Given entries:
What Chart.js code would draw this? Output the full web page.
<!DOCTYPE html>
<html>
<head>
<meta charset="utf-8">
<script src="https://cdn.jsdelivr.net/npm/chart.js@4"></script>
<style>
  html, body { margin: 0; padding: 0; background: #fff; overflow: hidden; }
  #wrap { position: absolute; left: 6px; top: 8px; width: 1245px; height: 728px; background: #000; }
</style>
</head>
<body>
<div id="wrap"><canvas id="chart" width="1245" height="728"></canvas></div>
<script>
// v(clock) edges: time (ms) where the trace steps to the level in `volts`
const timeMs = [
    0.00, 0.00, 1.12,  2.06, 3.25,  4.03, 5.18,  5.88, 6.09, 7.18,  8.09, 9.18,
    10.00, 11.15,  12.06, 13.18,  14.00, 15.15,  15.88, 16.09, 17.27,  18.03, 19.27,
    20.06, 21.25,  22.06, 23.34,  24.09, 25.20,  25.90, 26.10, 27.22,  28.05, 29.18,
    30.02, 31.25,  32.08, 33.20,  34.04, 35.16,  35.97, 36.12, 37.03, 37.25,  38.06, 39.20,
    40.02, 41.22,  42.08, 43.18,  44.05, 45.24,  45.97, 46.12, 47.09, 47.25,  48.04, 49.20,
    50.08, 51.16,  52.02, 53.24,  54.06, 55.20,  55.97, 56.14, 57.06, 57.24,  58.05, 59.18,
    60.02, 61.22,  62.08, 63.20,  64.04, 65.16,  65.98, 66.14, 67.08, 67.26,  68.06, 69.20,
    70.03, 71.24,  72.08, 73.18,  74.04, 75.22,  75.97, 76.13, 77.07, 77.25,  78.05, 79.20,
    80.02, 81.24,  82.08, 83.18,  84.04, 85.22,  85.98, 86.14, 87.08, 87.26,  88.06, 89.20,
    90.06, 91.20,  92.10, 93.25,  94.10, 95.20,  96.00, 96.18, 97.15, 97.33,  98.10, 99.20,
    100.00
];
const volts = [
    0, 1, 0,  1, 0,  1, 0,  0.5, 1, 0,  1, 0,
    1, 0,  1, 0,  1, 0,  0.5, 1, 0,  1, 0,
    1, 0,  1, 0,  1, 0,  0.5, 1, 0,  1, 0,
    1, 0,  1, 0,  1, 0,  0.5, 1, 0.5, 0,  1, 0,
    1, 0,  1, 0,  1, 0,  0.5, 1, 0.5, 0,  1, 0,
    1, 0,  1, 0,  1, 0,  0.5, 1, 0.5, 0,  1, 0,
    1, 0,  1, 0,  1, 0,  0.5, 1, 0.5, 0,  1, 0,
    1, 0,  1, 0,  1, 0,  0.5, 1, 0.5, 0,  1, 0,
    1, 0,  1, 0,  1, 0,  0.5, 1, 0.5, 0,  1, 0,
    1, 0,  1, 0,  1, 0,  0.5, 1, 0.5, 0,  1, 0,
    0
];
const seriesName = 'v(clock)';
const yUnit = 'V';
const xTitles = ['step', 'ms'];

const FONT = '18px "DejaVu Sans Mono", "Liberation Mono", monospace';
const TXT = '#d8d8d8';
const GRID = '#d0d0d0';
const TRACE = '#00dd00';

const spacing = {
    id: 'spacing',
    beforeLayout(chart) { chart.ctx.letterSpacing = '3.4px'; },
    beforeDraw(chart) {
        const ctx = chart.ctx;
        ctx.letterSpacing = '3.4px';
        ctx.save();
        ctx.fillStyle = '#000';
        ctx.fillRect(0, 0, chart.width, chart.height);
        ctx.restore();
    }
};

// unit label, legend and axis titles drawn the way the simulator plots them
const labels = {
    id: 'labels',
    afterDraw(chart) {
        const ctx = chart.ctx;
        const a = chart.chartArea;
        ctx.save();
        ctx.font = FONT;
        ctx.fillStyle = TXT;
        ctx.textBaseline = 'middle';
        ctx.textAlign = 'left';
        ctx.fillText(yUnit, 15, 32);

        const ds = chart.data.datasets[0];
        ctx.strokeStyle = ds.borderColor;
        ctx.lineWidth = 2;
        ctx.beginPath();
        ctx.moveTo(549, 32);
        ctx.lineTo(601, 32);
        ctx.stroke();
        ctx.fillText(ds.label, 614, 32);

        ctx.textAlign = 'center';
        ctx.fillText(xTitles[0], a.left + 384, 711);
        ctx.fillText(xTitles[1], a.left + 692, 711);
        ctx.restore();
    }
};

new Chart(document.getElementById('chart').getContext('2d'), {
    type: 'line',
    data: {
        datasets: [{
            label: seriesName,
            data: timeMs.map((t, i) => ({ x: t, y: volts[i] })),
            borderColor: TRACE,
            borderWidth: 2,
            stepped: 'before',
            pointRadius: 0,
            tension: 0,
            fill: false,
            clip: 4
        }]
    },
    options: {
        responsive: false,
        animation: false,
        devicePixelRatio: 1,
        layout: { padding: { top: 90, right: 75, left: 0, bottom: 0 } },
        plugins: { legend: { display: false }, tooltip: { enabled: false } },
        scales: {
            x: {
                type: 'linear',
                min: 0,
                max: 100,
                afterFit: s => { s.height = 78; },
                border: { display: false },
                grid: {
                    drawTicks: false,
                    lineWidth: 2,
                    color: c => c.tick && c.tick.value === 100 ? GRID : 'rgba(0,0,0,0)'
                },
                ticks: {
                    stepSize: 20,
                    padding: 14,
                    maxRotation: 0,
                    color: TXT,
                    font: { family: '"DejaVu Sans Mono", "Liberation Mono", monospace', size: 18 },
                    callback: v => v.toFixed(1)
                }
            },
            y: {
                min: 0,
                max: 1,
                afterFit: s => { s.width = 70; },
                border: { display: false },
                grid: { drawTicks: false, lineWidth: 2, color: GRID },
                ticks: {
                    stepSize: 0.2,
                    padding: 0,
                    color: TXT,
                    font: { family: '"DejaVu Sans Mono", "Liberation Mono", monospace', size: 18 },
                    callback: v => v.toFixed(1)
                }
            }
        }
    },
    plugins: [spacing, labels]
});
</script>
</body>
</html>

---

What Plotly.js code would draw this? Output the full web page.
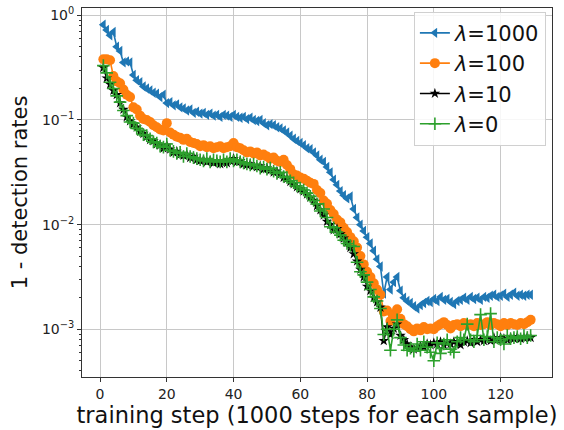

Request:
Each line above that includes "What" should be shown.

Response to the exercise:
What Chart.js code would draw this? Output the full web page.
What Plotly.js code would draw this? Output the full web page.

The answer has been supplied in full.